8/19/2008

90 Minute Cinnamon Rolls - Recipe


The boys are on a cinnamon bun roll lately and I wanted to make something for them to have for breakfast that was special.

This recipe I copied from some magazine a few years ago but never tried it out.

I opted to make them the night before to save a bit of time; you never know how crazy that first morning of school can be.

They were really easy to make and I have to say really, really yummy!

They are not heavy nor are they overly sweet as some cinnamon buns tend to be.

The boys did not eat them this morning.

Nate said, “They taste that much sweeter when you get home after a rough day at school and I can enjoy them a lot more.”

Spence said, “Don’t want to eat too much the first day back and all.”

Guess I will get their opinions once they try them.

They really do not need any sugar drizzled over top they create their own syrup.

mmm… so good!


* Exported from MasterCook *

90 Minute Cinnamon Rolls


Serving Size : 12 Preparation Time :0:00
Categories : Breakfast

Amount Measure Ingredient -- Preparation Method
-------- ------------ --------------------------------
3 1/4 cups flour -- divided
1 envelope yeast -- **Quick Rise
1/4 cup sugar
1/2 teaspoon salt
3/4 cup milk
1/4 cup water
1 cup butter
1 egg
1 tablespoon cinnamon
1 cup brown sugar, packed
1/2 cup butter -- softened

  1. Set aside 1 cup all purpose flour from total amount.
  2. Mix remaining flour, yeast, sugar, salt together in a large mixing bowl.
  3. Heat milk, water and 1/4 cup butter until hot to the tocuh.
  4. Stir hot liquid into dry ingredients.
  5. Mix in egg.
  6. Mix in enough reserve flour to make a soft dough, so that it will not stick to the sides of bowl.
  7. Turn out onto floured surface and knead for 5 minutes.
  8. Roll dough into a 12 x 9 inch rectangel.
  9. Spread with the cinnamon mixure. ( Mix together cinnamon, brown sugar, and butter)
  10. Roll up from long side, jelly roll style, pinch to seal the seem.
  11. Cut into 12 equal slices.
  12. Place cut side up in large greased muffin tines.
  13. Place on baking sheet over a shallow pan filled 1/2 with boiling water.
  14. Let rise 20 minutes.
  15. Remove water and bake @ 375 for 20-25 minutes.

Yield:
"12 "
- - - - - - - - - - - - - - - - - - -

Per Serving (excluding unknown items): 430 Calories; 24g Fat (50.2% calories from fat); 5g Protein; 49g Carbohydrate; 1g Dietary Fiber; 82mg Cholesterol; 345mg Sodium.

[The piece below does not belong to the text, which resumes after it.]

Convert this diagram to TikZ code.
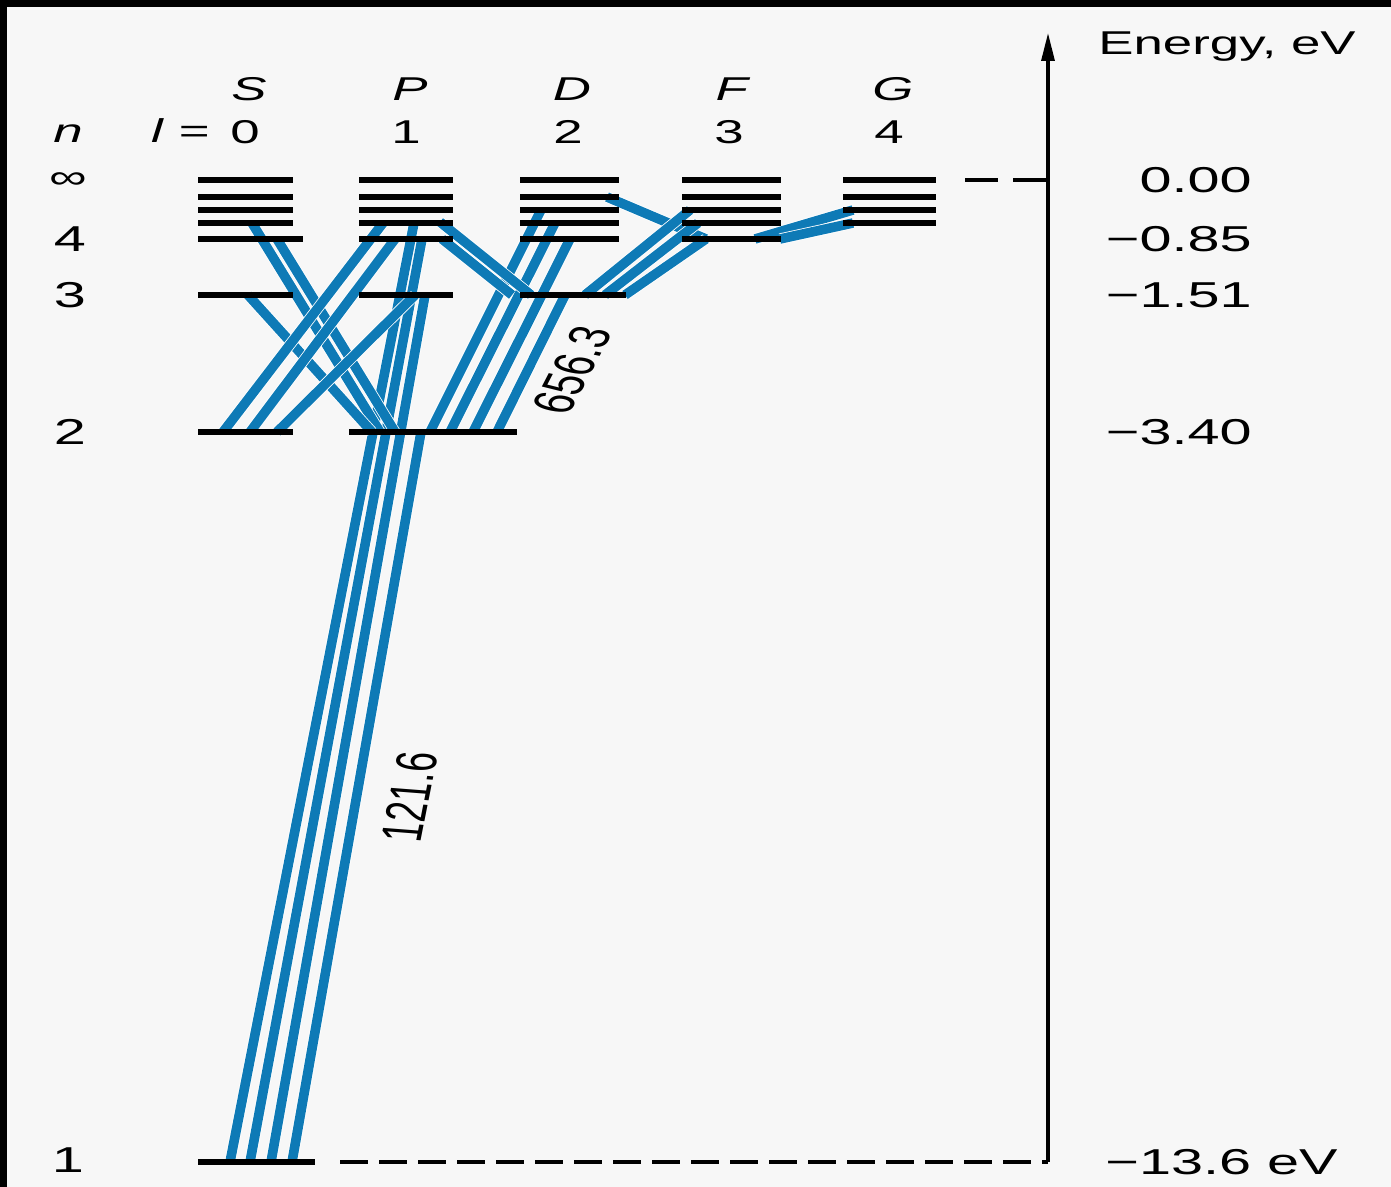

Exchanges: 1 1/2 Grain(Starch); 0 Lean Meat; 0 Non-Fat Milk; 4 1/2 Fat; 1 1/2 Other Carbohydrates.

Serving Ideas :

  • Great with a glass of milk.
  • Perhaps a scoop of ice cream?!

NOTES :

  • Can add in 1/2 cup of raisins if you would like.
  • I used butter not margarine as the original recipe stated.
  • I did not place my rolls seam side up, I just popped them in the pan. They still came out great!
  • I also rolled my dough out a bit more I more like 16 x 12 (?) I was able to make 18 rolls!